Have I confused you yet? It's okay to not understand things like canonical collections and parsing tables. I still can't fully explain them myself 😅

Wikipedia has a good discussion on LR parser theory. After reading the Wikipedia article a few times, things start to make more sense. Don't worry though because my tutorial series can be completed without much knowledge on the inner workings of LR parsers. We'll focus on building grammars and using the Syntax tool to handle the complicated stuff for us.

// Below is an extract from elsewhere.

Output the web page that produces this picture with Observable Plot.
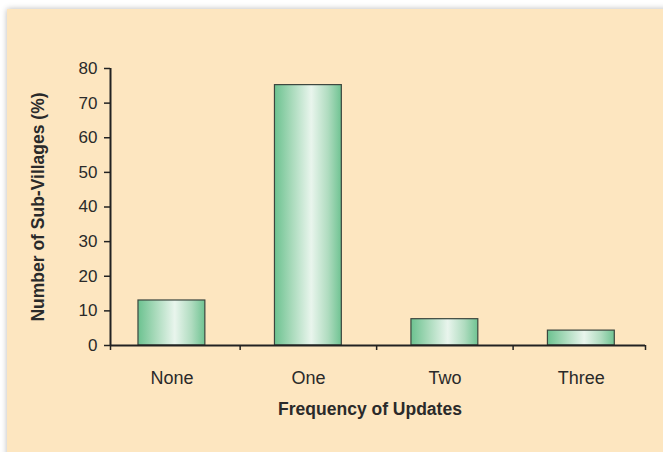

The Syntax tool also provides a special debug mode. We can activate debug mode by using the --debug or -d option.

shell

Copied! ⭐️

syntax-cli -g pizza.g -m lalr1 -p 'pizza donut' -d

The above command will output certain diagnostics such as measuring the timing of certain steps during the parser generation process as well as other information.

text

Copied! ⭐️

DEBUG mode is: ON

[DEBUG] Grammar (bnf) is in JS format
[DEBUG] Grammar loaded in: 0.906ms

Parsing mode: LALR1_BY_SLR(1).

Parsing:

pizza donut

[DEBUG] Building canonical collection: 1.318ms
[DEBUG] Number of states in the collection: 7
[DEBUG] LALR-by-SLR: Building extended grammar for LALR: 0.934ms
[DEBUG] Building Follow sets: 0.545ms
[DEBUG] LALR-by-SLR: Group extended productions by final sets: 0.279ms
[DEBUG] LALR-by-SLR: Updating item reduce sets: 0.134ms
[DEBUG] Building LALR-by-SLR: 2.584ms
[DEBUG] Building LR parsing table: 0.342ms
[DEBUG] LR parsing: 0.803ms
✓ Accepted

Parsed value: 

pizza 🍕 donut 🍩

For more information on debugging grammars, parsers, or the Syntax tool, please consult the official documentation or run syntax-cli --help in the terminal to see what other options may be of use to you.

Conclusion

This concludes the introduction to the Syntax parser generator tool. The Syntax tool is an amazing piece of software because it can help us understand various parser algorithms, provide helpful error messages, and provide lots of convenient features when building grammars.

The Syntax tool can also build parsers for multiple languages, not just JavaScript! In the next tutorial, we'll start building a math expression parser instead of a pizza-donut parser 🍕🍩. See you there!